Rosa Louise (McCauley) Parks, the “mother of the modern-day civil rights movement,” worked as a seamstress and became an active organizer and leader in the civil rights movement. Rosa had spent her life growing up in the segregated south. Because of the Jim Crow laws, Rosa and other Blacks in Montgomery were not given equal treatment. Rosa had to deal with daily discrimination. By law, Blacks were required to sit in the back of the Montgomery buses–behind white riders. In practice, bus drivers could ask that a Black passenger give up their seat so that a white passenger could sit down.

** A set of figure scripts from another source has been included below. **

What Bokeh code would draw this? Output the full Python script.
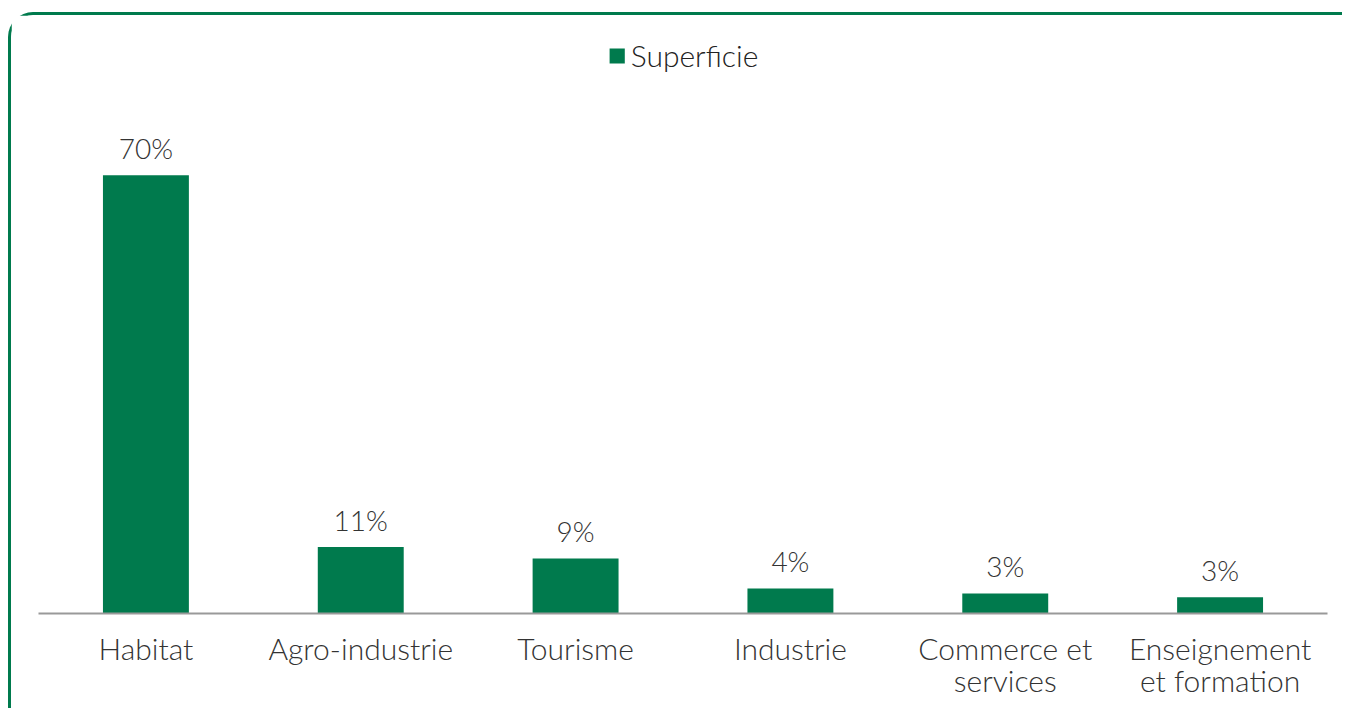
from bokeh.plotting import figure
from bokeh.models import ColumnDataSource, FactorRange, Range1d, Legend, LegendItem
from bokeh.core.properties import value
from bokeh.embed import file_html
from bokeh.resources import INLINE

categories = ["Habitat", "Agro-industrie", "Tourisme", "Industrie",
              "Commerce et\nservices", "Enseignement\net formation"]
superficie = [70.0, 10.6, 8.8, 4.0, 3.2, 2.6]
value_labels = ["70%", "11%", "9%", "4%", "3%", "3%"]
series_name = "Superficie"

GREEN = "#007A4D"
TEXT = "#333333"
FONT = "Lato Light"

src = ColumnDataSource(dict(cat=categories, val=superficie, lab=value_labels))

p = figure(width=1334, height=696, output_backend="svg", toolbar_location=None,
           x_range=FactorRange(*categories, range_padding=0),
           y_range=Range1d(0, 92.3), y_axis_type=None,
           min_border_left=27, min_border_right=18, min_border_top=20, min_border_bottom=98)
p.styles = {"border-top": "3px solid " + GREEN, "border-left": "3px solid " + GREEN,
            "border-top-left-radius": "25px", "margin-top": "12px", "margin-left": "8px"}

bars = p.vbar(x="cat", top="val", width=0.4, source=src, fill_color=GREEN, line_color=None)
p.text(x="cat", y="val", text="lab", source=src, y_offset=-27,
       text_align="center", text_baseline="alphabetic",
       text_font=value(FONT), text_font_size="28px", text_color=TEXT)

p.xgrid.visible = False
p.ygrid.visible = False
p.outline_line_color = None
p.xaxis.axis_line_color = "#999999"
p.xaxis.axis_line_width = 2
p.xaxis.major_tick_line_color = None
p.xaxis.minor_tick_line_color = None
p.xaxis.major_label_text_font = FONT
p.xaxis.major_label_text_font_size = "30px"
p.xaxis.major_label_text_color = TEXT
p.xaxis.major_label_text_line_height = 0.9
p.xaxis.major_label_standoff = 10

legend = Legend(items=[LegendItem(label=series_name, renderers=[bars])],
                location="top_center", orientation="horizontal",
                border_line_color=None, background_fill_alpha=0,
                padding=0, margin=2, glyph_width=19, glyph_height=19,
                label_standoff=5, label_text_font=FONT,
                label_text_font_size="30px", label_text_color="#222222")
p.add_layout(legend, "center")

open("out.html", "w").write(file_html(p, INLINE))
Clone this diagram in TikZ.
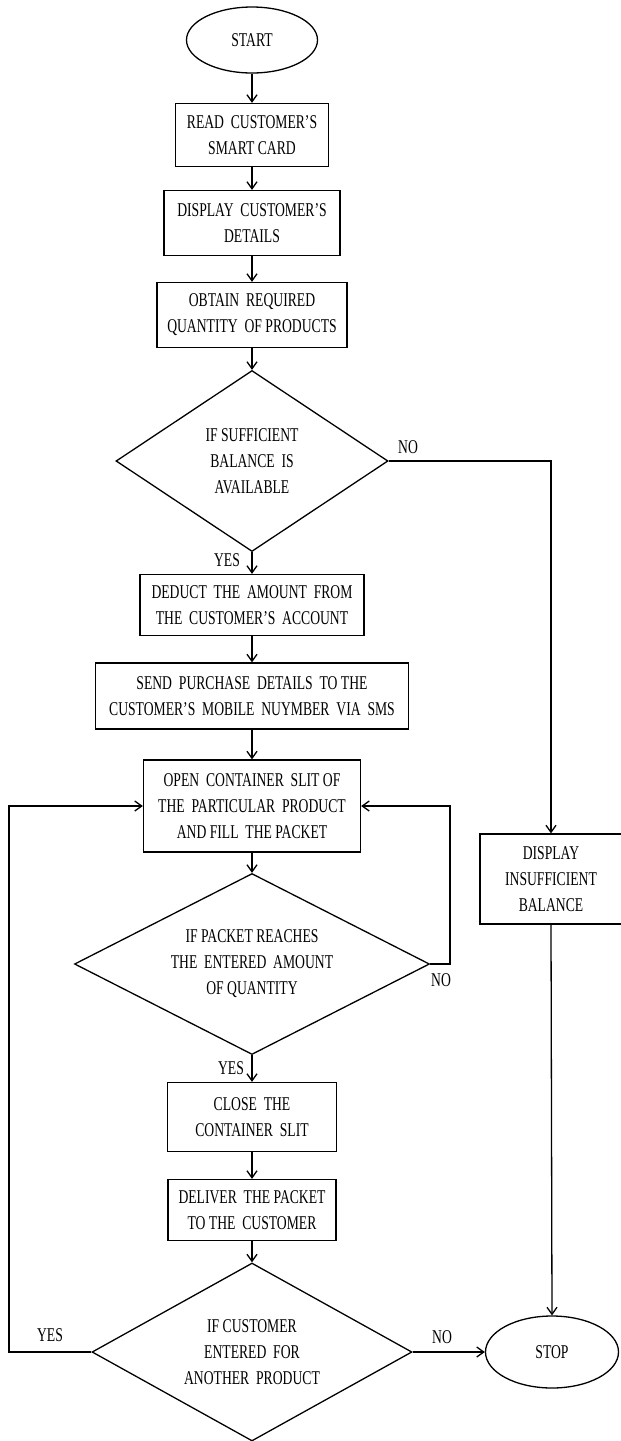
\documentclass[tikz,border=0pt]{standalone}
\usepackage{fontspec}
\setmainfont{Liberation Serif}[FakeStretch=0.7]
\usetikzlibrary{shapes.geometric,arrows.meta}
\begin{document}
\begin{tikzpicture}[x=1pt,y=-1pt,
  every node/.style={font=\fontsize{19.5}{26}\selectfont, align=center, inner sep=0pt, line width=1.3pt},
  box/.style={draw, rectangle},
  term/.style={draw, ellipse},
  decision/.style={draw, diamond},
  lbl/.style={},
  flow/.style={line width=1.3pt, -{Straight Barb[length=7pt,width=10pt]}},
  plain/.style={line width=1.3pt}]
\useasboundingbox (0,0) rectangle (621,1441);
% nodes
\node[term, minimum width=131pt, minimum height=66pt] (start) at (252,40) {START};
\node[box, minimum width=153pt, minimum height=63pt] (read) at (252,135) {READ \ CUSTOMER'S\\SMART CARD};
\node[box, minimum width=176pt, minimum height=65pt] (disp) at (252,223) {DISPLAY \ CUSTOMER'S\\DETAILS};
\node[box, minimum width=190pt, minimum height=65pt] (obtain) at (252,315) {OBTAIN \ REQUIRED\\QUANTITY \ OF PRODUCTS};
\node[decision, aspect=1.5, minimum width=272pt, minimum height=181pt] (dec1) at (252,461) {IF SUFFICIENT\\BALANCE \ IS\\AVAILABLE};
\node[box, minimum width=224pt, minimum height=61pt] (deduct) at (252,605) {DEDUCT \ THE \ AMOUNT \ FROM\\THE \ CUSTOMER'S \ ACCOUNT};
\node[box, minimum width=313pt, minimum height=66pt] (send) at (252,696) {SEND \ PURCHASE \ DETAILS \ TO THE\\CUSTOMER'S \ MOBILE \ NUYMBER \ VIA \ SMS};
\node[box, minimum width=217pt, minimum height=92pt] (open) at (252,806) {OPEN \ CONTAINER \ SLIT OF\\THE \ PARTICULAR \ PRODUCT\\AND FILL \ THE PACKET};
\node[decision, aspect=2, minimum width=355pt, minimum height=181pt] (dec2) at (252,964) {IF PACKET REACHES\\THE \ ENTERED \ AMOUNT\\OF QUANTITY};
\node[box, minimum width=169pt, minimum height=69pt] (close) at (252,1117) {CLOSE \ THE\\CONTAINER \ SLIT};
\node[box, minimum width=168pt, minimum height=61pt] (deliver) at (252,1210) {DELIVER \ THE PACKET\\TO THE \ CUSTOMER};
\node[decision, aspect=1.8, minimum width=320pt, minimum height=178pt] (dec3) at (252,1352) {IF CUSTOMER\\ENTERED \ FOR\\ANOTHER \ PRODUCT};
\node[box, minimum width=142pt, minimum height=90pt] (insuf) at (551,879) {DISPLAY\\INSUFFICIENT\\BALANCE};
\node[term, minimum width=133pt, minimum height=72pt] (stop) at (552,1352) {STOP};
% labels
\node[lbl] (no1) at (408,447) {NO};
\node[lbl] (yes1) at (227,560) {YES};
\node[lbl] (no2) at (441,980) {NO};
\node[lbl] (yes2) at (231,1068) {YES};
\node[lbl] (yes3) at (50,1335) {YES};
\node[lbl] (no3) at (442,1337) {NO};
% helper coordinates
\coordinate (r2) at (450,964);
\coordinate (l3) at (9,1352);
% connectors
\draw[flow] (start) -- (read);
\draw[flow] (read) -- (disp);
\draw[flow] (disp) -- (obtain);
\draw[flow] (obtain) -- (dec1);
\draw[flow] (dec1.south) -- (deduct);
\draw[flow] (deduct) -- (send);
\draw[flow] (send) -- (open);
\draw[flow] (open) -- (dec2);
\draw[flow] (dec2.south) -- (close);
\draw[flow] (close) -- (deliver);
\draw[flow] (deliver) -- (dec3);
\draw[flow] (dec1.east) -| (insuf.north);
\draw[flow] (insuf.south) -- (stop.north);
\draw[flow] (dec3.east) -- (stop.west);
\draw[flow] (dec2.east) -- (r2) |- (open.east);
\draw[flow] (dec3.west) -- (l3) |- (open.west);
\end{tikzpicture}
\end{document}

On December 1, 1955, Rosa took the bus home from work at the Montgomery Fair department store. She sat in the first row of the “colored” section. As they continued driving along, a white man was left without a seat because the “white” section was full.
Rosa and three other passengers in the front row of the “colored” section were told by the bus driver to get up so that the white man could sit down. While the other three passengers got up, Rosa refused.
For peacefully demonstrating opposition to segregation, Rosa was arrested and on December 5, was found guilty of violating segregation laws. However, it was because of Rosa’s brave refusal to give up her seat on the Montgomery bus that another central transformational civil rights leader, Rev. Martin Luther King Jr, was launched to the front of the movement.